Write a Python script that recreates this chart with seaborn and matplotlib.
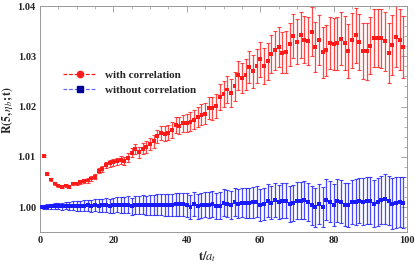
import numpy as np
import pandas as pd
import matplotlib
matplotlib.use("Agg")
import matplotlib.pyplot as plt
import seaborn as sns
from matplotlib.lines import Line2D
from matplotlib.ticker import MultipleLocator

# ---------------- data ----------------
t = list(range(0, 100))

with_corr = [
    1.0000, 1.0102, 1.0066, 1.0055, 1.0047, 1.0043, 1.0041, 1.0043, 1.0041, 1.0047,
    1.0047, 1.0050, 1.0052, 1.0053, 1.0057, 1.0060, 1.0072, 1.0076, 1.0083, 1.0087,
    1.0089, 1.0091, 1.0093, 1.0091, 1.0098, 1.0108, 1.0116, 1.0109, 1.0116, 1.0120,
    1.0126, 1.0131, 1.0141, 1.0147, 1.0146, 1.0148, 1.0154, 1.0164, 1.0162, 1.0167,
    1.0168, 1.0170, 1.0174, 1.0180, 1.0184, 1.0186, 1.0197, 1.0197, 1.0202, 1.0219,
    1.0225, 1.0234, 1.0227, 1.0240, 1.0262, 1.0257, 1.0263, 1.0279, 1.0270, 1.0280,
    1.0294, 1.0280, 1.0290, 1.0304, 1.0312, 1.0318, 1.0307, 1.0309, 1.0324, 1.0340,
    1.0329, 1.0342, 1.0333, 1.0330, 1.0349, 1.0318, 1.0332, 1.0308, 1.0312, 1.0327,
    1.0324, 1.0326, 1.0335, 1.0327, 1.0310, 1.0332, 1.0342, 1.0328, 1.0310, 1.0310,
    1.0321, 1.0337, 1.0336, 1.0336, 1.0330, 1.0307, 1.0322, 1.0339, 1.0333, 1.0319,
]
with_err = [
    0.0000, 0.0002, 0.0002, 0.0002, 0.0002, 0.0002, 0.0002, 0.0003, 0.0003, 0.0003,
    0.0003, 0.0003, 0.0004, 0.0004, 0.0004, 0.0005, 0.0005, 0.0006, 0.0006, 0.0007,
    0.0007, 0.0007, 0.0008, 0.0008, 0.0009, 0.0009, 0.0010, 0.0011, 0.0011, 0.0012,
    0.0012, 0.0013, 0.0013, 0.0014, 0.0015, 0.0015, 0.0016, 0.0016, 0.0017, 0.0017,
    0.0018, 0.0019, 0.0019, 0.0020, 0.0021, 0.0021, 0.0022, 0.0023, 0.0024, 0.0025,
    0.0025, 0.0026, 0.0027, 0.0028, 0.0029, 0.0030, 0.0031, 0.0032, 0.0033, 0.0034,
    0.0035, 0.0036, 0.0037, 0.0038, 0.0039, 0.0040, 0.0041, 0.0042, 0.0043, 0.0044,
    0.0045, 0.0046, 0.0047, 0.0048, 0.0049, 0.0050, 0.0050, 0.0051, 0.0051, 0.0052,
    0.0052, 0.0053, 0.0053, 0.0054, 0.0054, 0.0055, 0.0055, 0.0056, 0.0056, 0.0057,
    0.0057, 0.0058, 0.0058, 0.0059, 0.0059, 0.0060, 0.0060, 0.0061, 0.0061, 0.0062,
]

without_corr = [
    1.0000, 1.0001, 1.0001, 1.0002, 1.0002, 1.0002, 1.0002, 1.0003, 1.0002, 1.0003,
    1.0003, 1.0002, 1.0003, 1.0004, 1.0003, 1.0004, 1.0003, 1.0004, 1.0004, 1.0003,
    1.0004, 1.0005, 1.0004, 1.0004, 1.0005, 1.0002, 1.0005, 1.0004, 1.0005, 1.0004,
    1.0005, 1.0004, 1.0005, 1.0005, 1.0004, 1.0004, 1.0005, 1.0006, 1.0006, 1.0006,
    1.0005, 1.0000, 1.0006, 1.0002, 1.0004, 1.0005, 1.0005, 1.0006, 1.0003, 1.0003,
    1.0009, 1.0007, 1.0005, 1.0010, 1.0007, 1.0009, 1.0008, 1.0009, 1.0010, 1.0011,
    1.0005, 1.0007, 1.0013, 1.0009, 1.0015, 1.0011, 1.0013, 1.0013, 1.0007, 1.0008,
    1.0013, 1.0013, 1.0014, 1.0010, 1.0004, 1.0000, 1.0007, 1.0001, 1.0015, 1.0011,
    1.0005, 1.0013, 1.0011, 1.0005, 1.0004, 1.0010, 1.0010, 1.0013, 1.0011, 1.0013,
    1.0013, 1.0007, 1.0010, 1.0014, 1.0016, 1.0013, 1.0007, 1.0009, 1.0010, 1.0009,
]
without_err = [
    0.0000, 0.0004, 0.0005, 0.0005, 0.0006, 0.0006, 0.0007, 0.0007, 0.0008, 0.0009,
    0.0010, 0.0010, 0.0011, 0.0011, 0.0012, 0.0012, 0.0013, 0.0013, 0.0014, 0.0014,
    0.0015, 0.0015, 0.0016, 0.0016, 0.0017, 0.0017, 0.0018, 0.0018, 0.0019, 0.0019,
    0.0020, 0.0020, 0.0021, 0.0021, 0.0022, 0.0022, 0.0022, 0.0023, 0.0023, 0.0023,
    0.0024, 0.0024, 0.0024, 0.0025, 0.0025, 0.0025, 0.0026, 0.0026, 0.0026, 0.0027,
    0.0027, 0.0027, 0.0028, 0.0028, 0.0029, 0.0029, 0.0030, 0.0030, 0.0031, 0.0031,
    0.0032, 0.0032, 0.0033, 0.0033, 0.0034, 0.0034, 0.0035, 0.0035, 0.0036, 0.0036,
    0.0037, 0.0037, 0.0038, 0.0038, 0.0039, 0.0039, 0.0040, 0.0040, 0.0041, 0.0041,
    0.0042, 0.0042, 0.0043, 0.0043, 0.0044, 0.0044, 0.0045, 0.0045, 0.0046, 0.0046,
    0.0047, 0.0047, 0.0048, 0.0048, 0.0049, 0.0049, 0.0050, 0.0050, 0.0050, 0.0050,
]

labels = ["with correlation", "without correlation"]
x_ticks = [0, 20, 40, 60, 80, 100]
y_ticks = [1.00, 1.01, 1.02, 1.03, 1.04]

# ---------------- plot ----------------
sns.set_theme(style="white")
plt.rcParams["font.family"] = ["Liberation Serif", "DejaVu Serif"]
plt.rcParams["mathtext.fontset"] = "stix"

fig = plt.figure(figsize=(4.15, 2.65), dpi=100)
ax = fig.add_axes([40 / 415, 1 - 232.3 / 265, 367 / 415, (232.3 - 6) / 265])

red = "#ff1a1a"
blue = "#1a1aff"

df = pd.DataFrame({"t": t * 2,
                   "R": with_corr + without_corr,
                   "err": with_err + without_err,
                   "series": [labels[0]] * len(t) + [labels[1]] * len(t)})

for lab, col in zip(labels, [red, blue]):
    sub = df[df["series"] == lab]
    ax.errorbar(sub["t"], sub["R"], yerr=sub["err"], fmt="none",
                ecolor=col, elinewidth=0.9, capsize=1.6, capthick=0.8,
                alpha=0.8, zorder=2)

sns.scatterplot(data=df, x="t", y="R", hue="series", style="series",
                palette=[red, blue], markers=["s", "s"], s=8, linewidth=0,
                legend=False, ax=ax, zorder=3)

ax.set_xlim(0, 100)
ax.set_ylim(0.995, 1.04)
ax.set_xticks(x_ticks)
ax.set_yticks(y_ticks)
ax.set_yticklabels([f"{v:.2f}" for v in y_ticks])
ax.xaxis.set_minor_locator(MultipleLocator(5))
ax.yaxis.set_minor_locator(MultipleLocator(0.002))
ax.tick_params(which="both", direction="in", top=True, right=True,
               color="#999999", labelsize=7.5, pad=3)
ax.tick_params(which="major", length=4, width=0.6)
ax.tick_params(which="minor", length=2, width=0.5)
for lbl in ax.get_xticklabels() + ax.get_yticklabels():
    lbl.set_fontweight("bold")
for sp in ax.spines.values():
    sp.set_color("#999999")
    sp.set_linewidth(0.7)

ax.set_xlabel(r"$\mathbf{t/}\boldsymbol{a_t}$", fontsize=9)
ax.xaxis.set_label_coords(0.455, -0.075)
ax.set_ylabel(r"$\mathbf{R(5,}\boldsymbol{\eta_b}\mathbf{;t)}$", fontsize=8.5)
ax.yaxis.set_label_coords(-0.068, 0.54)

handles = [Line2D([0], [0], color=red, ls=(0, (3, 1.5)), lw=0.9, marker="o",
                  markersize=4.5, markerfacecolor=red, markeredgecolor=red),
           Line2D([0], [0], color="#6666ff", ls=(0, (3, 1.5)), lw=0.9, marker="s",
                  markersize=4, markerfacecolor="#000099", markeredgecolor="#000099")]
ax.legend(handles, labels, loc="upper left", bbox_to_anchor=(0.035, 0.76),
          frameon=False, prop={"weight": "bold", "size": 8},
          handlelength=3.0, handletextpad=0.8, labelspacing=0.45)

fig.savefig("out.png", dpi=100)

+-------+

● Problem to work on: Repeat the listing above from its first line through the line that contains "t = list(range(0, 100))", both included, and nothing more. Drop the pictures.

● Solution for this exercise:
Write a Python script that recreates this chart with seaborn and matplotlib.
import numpy as np
import pandas as pd
import matplotlib
matplotlib.use("Agg")
import matplotlib.pyplot as plt
import seaborn as sns
from matplotlib.lines import Line2D
from matplotlib.ticker import MultipleLocator

# ---------------- data ----------------
t = list(range(0, 100))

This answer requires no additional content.